Creio ter conseguido, finalmente, delimitar o espaço exato do nascimento de uma crônica. Entre a 3ª e a 5ª vértebras torácicas, o que não é assim um ponto realmente exato mas assim é a vida, nem tudo o que parece ser o é de fato e é bom que nos acostumemos sem demora a isso. Mas de qualquer forma um espaço feito de incomum amálgama de agonia e êxtase. Uma necessidade imperiosa dentro de um recipiente feito de um tipo de vontade que se dissolve violenta em si mesma.
A dúvida entre a vértebra exata está na posição que o corpo assume ao escrever, e não nas palavras em si. Depende muito mais do lugar onde se escolhe escrever, que por sua vez está muito mais ligado àquilo que dentro decidiu dizer. Se de lado ou se sentada, a vértebra em questão altera a sua posição em relação ao eixo que considero, que é o da minha percepção de onde estão céu e terra. Dependendo, portanto, desse eixo, muda a sensação da vértebra por onde se escapa, às vezes num suspiro, a crônica.
Não importa: perceber nesta manhã que é de uma vértebra que as crônicas se sopram de dentro para fora foi deveras surpreendente. As crônicas desvanecem-se no ar, dissolvem-se num átimo porque é da sua natureza. Iluminam por um segundo os milagres pequenos do dia a dia e infiltram-se no nosso cotidiano coração sem que depois nos lembremos disso. Desaparecem em meio aos nossos ossos e quase nos esquecemos de que nos existem. Se não me apresso e agarro esta que me sai agora, fica-se perdida para sempre.
Por mais que tente recuperar aquelas duas palavras que de repente davam início a um turbilhão de pensamentos em absoluta desconexão entre si, não consigo, frustro-me, irrito-me e digo a mim mesma que a idade está chegando e eu perdendo a memória.
Mas não é nada disso. É claro que a idade está chegando, seja ela qual for, mas a memória está onde sempre esteve, apenas menos interessada em guardar números e endereços.
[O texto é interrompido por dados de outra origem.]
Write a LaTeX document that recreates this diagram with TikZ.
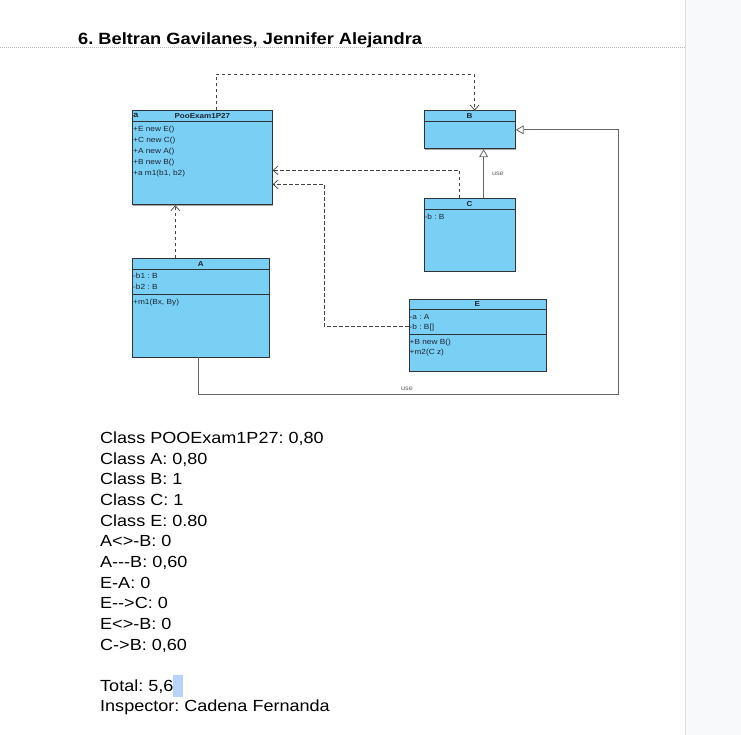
\documentclass[tikz,border=0pt]{standalone}
\usepackage{fontspec}
\setmainfont{Liberation Sans}[FakeStretch=1.12, Ligatures=TeXOff]
\usetikzlibrary{arrows.meta,calc,shadows}
\frenchspacing
\definecolor{umlfill}{HTML}{7ACFF5}
\definecolor{umlline}{HTML}{2F3236}
\definecolor{panel}{HTML}{F8F9FA}
\definecolor{hlc}{HTML}{B8D3F8}
\definecolor{depc}{HTML}{444444}
\definecolor{genc}{HTML}{666666}
\definecolor{memc}{HTML}{1C2430}
\tikzset{
  umlbox/.style={draw=umlline, line width=0.7pt, fill=umlfill, anchor=north west,
    inner sep=0pt, drop shadow={shadow xshift=1pt, shadow yshift=-1pt, fill=gray!70, opacity=1}},
  sepline/.style={draw=umlline, line width=0.8pt},
  umltitle/.style={font=\fontsize{7.2}{8}\selectfont\bfseries, text=memc, inner sep=0pt, anchor=base},
  mem/.style={font=\fontsize{7.4}{8}\selectfont, text=memc, inner sep=0pt, anchor=base west},
  dep/.style={draw=depc, line width=0.7pt, dash pattern=on 3.5pt off 2.5pt,
    -{Straight Barb[length=5pt,width=9pt,line width=0.7pt]}},
  gen/.style={draw=genc, line width=0.9pt,
    -{Triangle[open,length=8pt,width=9pt,line width=0.8pt,fill=white]}},
  lbl/.style={font=\fontsize{6.5}{7}\selectfont, text=genc, inner sep=0pt},
  listtxt/.style={font=\fontsize{16.1}{18}\selectfont, text=black, inner sep=0pt, anchor=base west},
}
\begin{document}
\begin{tikzpicture}[x=1pt,y=-1pt]
\useasboundingbox (0,0) rectangle (741,735);
\fill[white] (0,0) rectangle (741,735);
% right panel
\fill[panel] (685,0) rectangle (741,735);
\draw[gray!25, line width=1.5pt] (685.5,0) -- (685.5,735);
% header
\node[font=\fontsize{16.3}{18}\selectfont\bfseries, inner sep=0pt, anchor=base west] (title) at (78,44.5) {6. Beltran Gavilanes, Jennifer Alejandra};
\draw[gray!55, line width=0.6pt, dash pattern=on 1pt off 1pt] (0,47.3) -- (685,47.3);

% class boxes
\node[umlbox, minimum width=140pt, minimum height=94pt] (poo) at (132,110.5) {};
\node[umlbox, minimum width=137pt, minimum height=98pt] (a) at (132,258.5) {};
\node[umlbox, minimum width=91.5pt, minimum height=38pt] (b) at (423.5,110.5) {};
\node[umlbox, minimum width=91.5pt, minimum height=72pt] (c) at (423.5,198.5) {};
\node[umlbox, minimum width=137pt, minimum height=72.5pt] (e) at (408.5,298.5) {};

% separators
\draw[sepline] ($(poo.north west)+(0,10.7)$) -- ($(poo.north east)+(0,10.7)$);
\draw[sepline] ($(a.north west)+(0,10.8)$) -- ($(a.north east)+(0,10.8)$);
\draw[sepline] ($(a.north west)+(0,35.8)$) -- ($(a.north east)+(0,35.8)$);
\draw[sepline] ($(b.north west)+(0,11.2)$) -- ($(b.north east)+(0,11.2)$);
\draw[sepline] ($(c.north west)+(0,10.5)$) -- ($(c.north east)+(0,10.5)$);
\draw[sepline] ($(e.north west)+(0,10.8)$) -- ($(e.north east)+(0,10.8)$);
\draw[sepline] ($(e.north west)+(0,35.8)$) -- ($(e.north east)+(0,35.8)$);

% titles
\node[umltitle] (pooT) at ($(poo.north)+(0,8)$) {PooExam1P27};
\node[font=\fontsize{8}{8}\selectfont\bfseries, text=memc, inner sep=0pt, anchor=base west] (pooS) at ($(poo.north west)+(1.2,7)$) {a};
\node[umltitle] (aT) at ($(a.north)+(0,8)$) {A};
\node[umltitle] (bT) at ($(b.north)+(0,8)$) {B};
\node[umltitle] (cT) at ($(c.north)+(0,8.3)$) {C};
\node[umltitle] (eT) at ($(e.north)+(0,8)$) {E};

% members
\node[mem] (p1) at ($(poo.north west)+(1,21)$) {+E new E()};
\node[mem] (p2) at ($(poo.north west)+(1,32)$) {+C new C()};
\node[mem] (p3) at ($(poo.north west)+(1,43)$) {+A new A()};
\node[mem] (p4) at ($(poo.north west)+(1,54)$) {+B new B()};
\node[mem] (p5) at ($(poo.north west)+(1,65)$) {+a m1(b1, b2)};
\node[mem] (a1) at ($(a.north west)+(1,20)$) {-b1 : B};
\node[mem] (a2) at ($(a.north west)+(1,31)$) {-b2 : B};
\node[mem] (a3) at ($(a.north west)+(1,45.5)$) {+m1(Bx, By)};
\node[mem] (c1) at ($(c.north west)+(1,21.3)$) {-b : B};
\node[mem] (e1) at ($(e.north west)+(1,20.7)$) {-a : A};
\node[mem] (e2) at ($(e.north west)+(1,30.7)$) {-b : B[]};
\node[mem] (e3) at ($(e.north west)+(1,45.7)$) {+B new B()};
\node[mem] (e4) at ($(e.north west)+(1,56)$) {+m2(C z)};

% dependencies
\draw[dep] ($(poo.north)+(13.7,0)$) -- ++(0,-36.2) -| ($(b.north)+(5,0)$);
\draw[dep] ($(a.north)+(-25.5,0)$) -- ($(poo.south)+(-27,0)$);
\draw[dep] ($(c.north)+(-10,0)$) |- ($(poo.east)+(0,12.5)$);
\draw[dep] ($(e.west)+(0,-8.75)$) -- ++(-84.5,0) |- ($(poo.east)+(0,26.5)$);

% generalizations
\draw[gen] ($(c.north)+(14,0)$) -- node[lbl, right=8pt] (useC) {use} ($(b.south)+(14,0)$);
\coordinate (rc) at ($(b.east)+(103,0)$);
\draw[gen] ($(a.south)+(-2.2,0)$) |- ($(rc)+(0,265)$) -- (rc) -- (b.east);
\node[lbl] (useA) at (407,389) {use};

% text list
\foreach \t [count=\i from 0] in {Class POOExam1P27: 0{,}80, Class A: 0{,}80, Class B: 1, Class C: 1, Class E: 0.80, A<>-B: 0, A---B: 0{,}60, E-A: 0, E-->C: 0, E<>-B: 0, C->B: 0{,}60}
  \node[listtxt] (l\i) at (100,443.7+20.63*\i) {\t};
\fill[hlc] (172.5,675) rectangle (182.7,696.7);
\node[listtxt] (total) at (100,691.3) {Total: 5,6};
\node[listtxt] (insp) at (100,711.9) {Inspector: Cadena Fernanda};
\end{tikzpicture}
\end{document}
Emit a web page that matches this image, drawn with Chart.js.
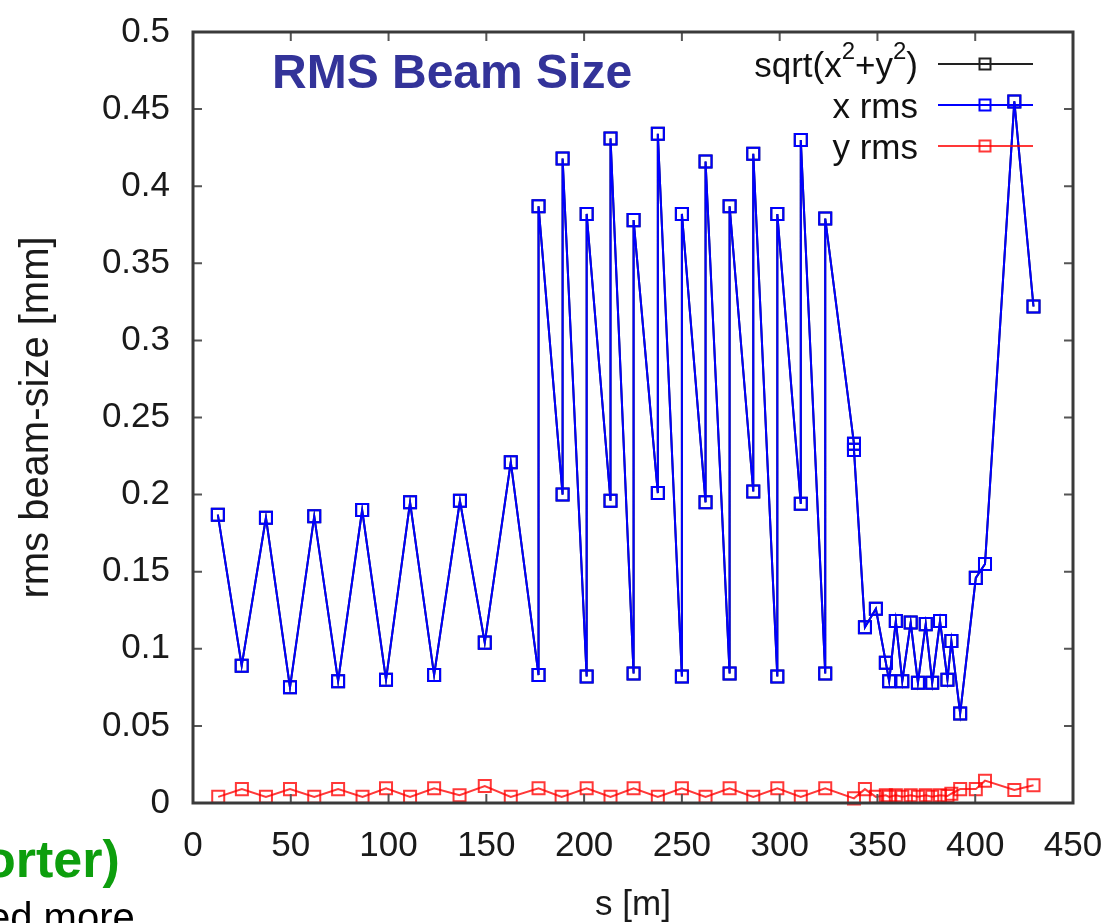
<!DOCTYPE html>
<html>
<head>
<meta charset="utf-8">
<title>RMS Beam Size</title>
<script src="https://cdn.jsdelivr.net/npm/chart.js@4.4.1/dist/chart.umd.min.js"></script>
<style>
  body { margin: 0; background: #fff; overflow: hidden; }
  #wrap { position: relative; width: 1110px; height: 923px; overflow: hidden; }
  #green { position: absolute; left: -16px; top: 833px; font: bold 52px/52px "Liberation Sans", Arial, sans-serif; color: #0d9e0d; white-space: nowrap; }
  #more { position: absolute; left: -12px; top: 897px; font: 40px/40px "Liberation Sans", Arial, sans-serif; color: #000; white-space: nowrap; }
</style>
</head>
<body>
<div id="wrap">
  <canvas id="chart" width="1110" height="923"></canvas>
  <div id="green">orter)</div>
  <div id="more">ed more</div>
</div>
<script>
/* values */
const xS = [12.7, 24.9, 37.3, 49.6, 62.0, 74.2, 86.5, 98.7, 111.0, 123.3, 136.5, 149.2, 162.5,
	176.7, 176.7, 189.0, 189.0, 201.3, 201.3, 213.5, 213.5, 225.3, 225.3, 237.7, 237.7,
	250.0, 250.0, 262.1, 262.1, 274.4, 274.4, 286.5, 286.5, 298.8, 298.8, 310.8, 310.8,
	323.3, 323.3, 338.0, 338.0, 343.6, 349.2, 354.3, 356.0, 359.4, 362.7, 367.0, 370.7,
	374.7, 378.0, 382.0, 385.8, 387.8, 392.3, 400.3, 405.0, 420.0, 429.8]
const xRms = [0.187, 0.089, 0.185, 0.075, 0.186, 0.079, 0.190, 0.080, 0.195, 0.083, 0.196, 0.104, 0.221,
	0.083, 0.387, 0.200, 0.418, 0.082, 0.382, 0.196, 0.431, 0.084, 0.378, 0.201, 0.434,
	0.082, 0.382, 0.195, 0.416, 0.084, 0.387, 0.202, 0.421, 0.082, 0.382, 0.194, 0.430,
	0.084, 0.379, 0.233, 0.229, 0.114, 0.126, 0.091, 0.079, 0.118, 0.079, 0.117, 0.078,
	0.116, 0.078, 0.118, 0.080, 0.105, 0.058, 0.146, 0.155, 0.455, 0.322]
// sqrt(x^2+y^2) sits right under the x rms curve (y rms is tiny), same readings
const sqS = xS
const sqRms = xRms

const yS = [12.9, 25.0, 37.3, 49.6, 62.0, 74.2, 86.7, 98.7, 111.0, 123.3, 136.3, 149.2, 162.5,
	176.7, 188.5, 201.3, 213.5, 225.3, 237.7, 250.0, 262.1, 274.4, 286.5, 298.8, 310.8,
	323.3, 338.0, 343.6, 349.2, 354.3, 356.0, 359.4, 362.7, 367.0, 370.7, 374.7, 378.0,
	382.0, 385.8, 387.8, 392.3, 400.3, 405.0, 420.0, 429.8]
const yRms = [0.004, 0.009, 0.004, 0.009, 0.004, 0.009, 0.004, 0.0095, 0.004, 0.0095, 0.005, 0.011, 0.004,
	0.0095, 0.004, 0.0095, 0.004, 0.0095, 0.004, 0.0095, 0.004, 0.0095, 0.004, 0.0095, 0.004,
	0.0095, 0.003, 0.009, 0.004, 0.005, 0.004, 0.005, 0.004, 0.005, 0.004, 0.005, 0.004,
	0.005, 0.0045, 0.006, 0.009, 0.009, 0.0145, 0.0085, 0.0115]

const xTickLabels = ['0', '50', '100', '150', '200', '250', '300', '350', '400', '450']
const yTickLabels = ['0', '0.05', '0.1', '0.15', '0.2', '0.25', '0.3', '0.35', '0.4', '0.45', '0.5']
const seriesNames = ['sqrt(x²+y²)', 'x rms', 'y rms']
const chartTitle = 'RMS Beam Size'

const FONT = '"Liberation Sans", Arial, sans-serif'

const pts = (s, v) => s.map((x, i) => ({ x: x, y: v[i] }))

/* frame, inward ticks, title and legend, drawn the gnuplot way */
const gnuplotBits = {
	id: 'gnuplotBits',
	afterDatasetsDraw(chart) {
		const { ctx, chartArea: a, scales: { x, y } } = chart
		ctx.save()
		ctx.strokeStyle = '#555'
		ctx.lineWidth = 2
		ctx.beginPath()
		x.ticks.forEach((t) => {
			const px = x.getPixelForValue(t.value)
			ctx.moveTo(px, a.bottom); ctx.lineTo(px, a.bottom - 9)
			ctx.moveTo(px, a.top); ctx.lineTo(px, a.top + 9)
		})
		y.ticks.forEach((t) => {
			const py = y.getPixelForValue(t.value)
			ctx.moveTo(a.left, py); ctx.lineTo(a.left + 9, py)
			ctx.moveTo(a.right, py); ctx.lineTo(a.right - 9, py)
		})
		ctx.stroke()
		ctx.strokeStyle = '#3a3a3a'
		ctx.lineWidth = 3
		ctx.strokeRect(a.left, a.top, a.right - a.left, a.bottom - a.top)

		// title
		ctx.fillStyle = '#333399'
		ctx.font = 'bold 48px ' + FONT
		ctx.textAlign = 'left'
		ctx.textBaseline = 'alphabetic'
		ctx.fillText(chartTitle, a.left + 79, a.top + 56)

		// legend
		const textRight = a.right - 155
		chart.data.datasets.forEach((ds, i) => {
			const rowY = a.top + 32 + i * 41
			const base = rowY + 13
			ctx.fillStyle = '#111'
			ctx.textAlign = 'left'
			// split superscript twos
			const parts = ds.label.split(/(²)/).filter((p) => p !== '')
			const big = '35px ' + FONT
			const small = '24px ' + FONT
			let w = 0
			parts.forEach((p) => { ctx.font = p === '²' ? small : big; w += ctx.measureText(p === '²' ? '2' : p).width })
			let cx = textRight - w
			parts.forEach((p) => {
				if (p === '²') {
					ctx.font = small
					ctx.fillText('2', cx, base - 18)
					cx += ctx.measureText('2').width
				} else {
					ctx.font = big
					ctx.fillText(p, cx, base)
					cx += ctx.measureText(p).width
				}
			})
			ctx.strokeStyle = ds.borderColor
			ctx.lineWidth = 2
			ctx.beginPath()
			ctx.moveTo(a.right - 135, rowY)
			ctx.lineTo(a.right - 40, rowY)
			ctx.stroke()
			ctx.strokeRect(a.right - 93.5, rowY - 5.5, 11, 11)
		})
		ctx.restore()
	}
}

const lineSet = (label, data, color, order) => ({
	label: label,
	data: data,
	borderColor: color,
	borderWidth: 2,
	pointStyle: 'rect',
	pointRadius: 8.5,
	pointBorderWidth: 2,
	pointBorderColor: color,
	pointBackgroundColor: 'rgba(0,0,0,0)',
	tension: 0,
	clip: 12,
	order: order
})

new Chart(document.getElementById('chart'), {
	type: 'line',
	data: {
		datasets: [
			lineSet(seriesNames[0], pts(sqS, sqRms), '#222222', 2),
			lineSet(seriesNames[1], pts(xS, xRms), '#0000ff', 1),
			lineSet(seriesNames[2], pts(yS, yRms), 'rgba(255,0,0,0.78)', 0)
		]
	},
	options: {
		responsive: false,
		animation: false,
		devicePixelRatio: 1,
		layout: { padding: { top: 32, right: 37, left: 0, bottom: 0 } },
		plugins: { legend: { display: false }, tooltip: { enabled: false } },
		scales: {
			x: {
				type: 'linear',
				min: 0,
				max: 450,
				grid: { display: false, drawTicks: false },
				border: { display: false },
				ticks: {
					stepSize: 50,
					padding: 26,
					color: '#1a1a1a',
					font: { family: FONT, size: 35, lineHeight: 1 },
					maxRotation: 0,
					callback: (v, i) => xTickLabels[i]
				},
				title: {
					display: true,
					text: 's [m]',
					color: '#1a1a1a',
					font: { family: FONT, size: 35, lineHeight: 1 },
					padding: { top: 0, bottom: 0 }
				},
				afterFit: (s) => { s.height = 120; s.paddingLeft = 0; s.paddingRight = 0 }
			},
			y: {
				min: 0,
				max: 0.5,
				grid: { display: false, drawTicks: false },
				border: { display: false },
				ticks: {
					stepSize: 0.05,
					padding: 23,
					color: '#1a1a1a',
					font: { family: FONT, size: 35, lineHeight: 1 },
					callback: (v, i) => yTickLabels[i]
				},
				title: {
					display: true,
					text: 'rms beam-size [mm]',
					color: '#1a1a1a',
					font: { family: FONT, size: 40, lineHeight: 1 },
					padding: { top: 17, bottom: 0 }
				},
				afterFit: (s) => { s.width = 193; s.paddingTop = 0; s.paddingBottom = 0 }
			}
		}
	},
	plugins: [gnuplotBits]
})
</script>
</body>
</html>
O problema é da natureza da crônica e da minha incapacidade de lhe localizar o ponto de saída de mim e entrada no mundo.
Mas agora esse é um problema resolvido, e assim que acordar de novo a meio da noite, com as ideias preciosamente alinhavadas dentro de mim, basta-me ajeitar a vértebra no lugar e deixá-la recolhida, em silêncio e penumbra como se gostam os partos, como uma asa ainda sem despregar, guardando os segredos dos voos sem queda das palavras. E, ao acordar de fato, depois de ter voltado a dormir, lembrar-me de descolar do meu corpo a minha vértebr-asa com cuidado, já com o papel e o lápis na mão, chamando-me de volta à vida com um sorriso de triunfo e conseguimento.